Using data effectively is key to efficiently matching supply and demand, the core of any platform strategy. With more and higher quality data, a company does a better job of facilitating that match. However, many traditional enterprises are not leveraging data from across the whole business, and their analytics capabilities are designed to optimize current, not future, business models.
Enterprises must prioritize the development of a consistent data model that goes across the entire organization; they must be able to capture, codify, and access all customer interactions and all supplier interactions. That will allow them to compete much more effectively than if they maintain the fragmented systems that often result from growth through acquisitions or growth via market-focused divisions. Operating in silos may have been efficient enough at the time, but now, it’s a real liability — especially when competing with digital-native firms that have committed to a common data model from the start.
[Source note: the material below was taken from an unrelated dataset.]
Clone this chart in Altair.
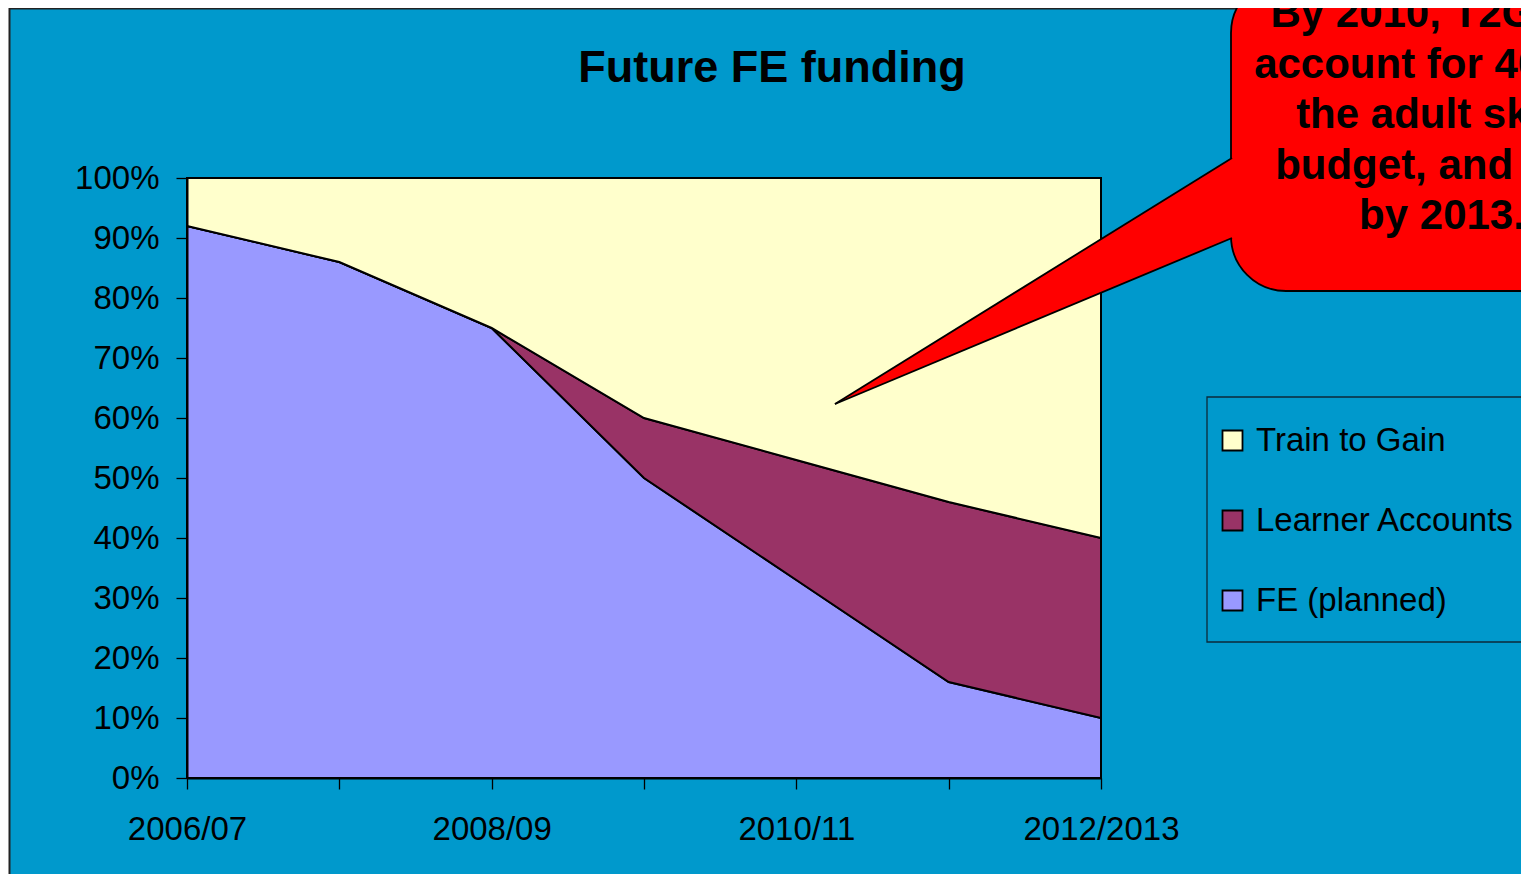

Staffing firms might also consider how platforms can enhance trust by collecting and providing more information to participants. Job platform Wonolo, for example, offers a robust recommendation and rating system that can generate value for parties on both sides of the transaction: Employers can rate an individual based on whether they showed up on time and worked all the hours contracted, for example, while workers can rate employers based on factors like timely payment of wages or safe working conditions. This ability to offer bidirectional ratings, much like an Uber or an Airbnb, can generate significant value.
At the same time, companies developing platform strategies must invest in governance to monitor network effects, creating positive ones and screening out bad actors. Failure to do so could mean losing the trust and confidence that keeps people on the platform.
AI and algorithms are important tools for screening, but enterprises in the staffing business should proceed with extra care when applying them to the task of evaluating candidates. There are real concerns about the risk of denying opportunities algorithmically. They should guard against algorithmic biases, even unintended, that may effectively deny opportunities to people based on characteristics such as gender, race, or geographical origin. Nonetheless, companies must invest in and can offer value by capturing data in a reputation system that allows people to get better job and employment offers and developing recommendation systems to identify training opportunities that can help in career development.
While incumbents in staffing are confronting new competitors that have vast amounts of data at their disposal, companies in the sector do have domain expertise at their advantage. When they apply data, they should be able to do it more effectively than a technology company.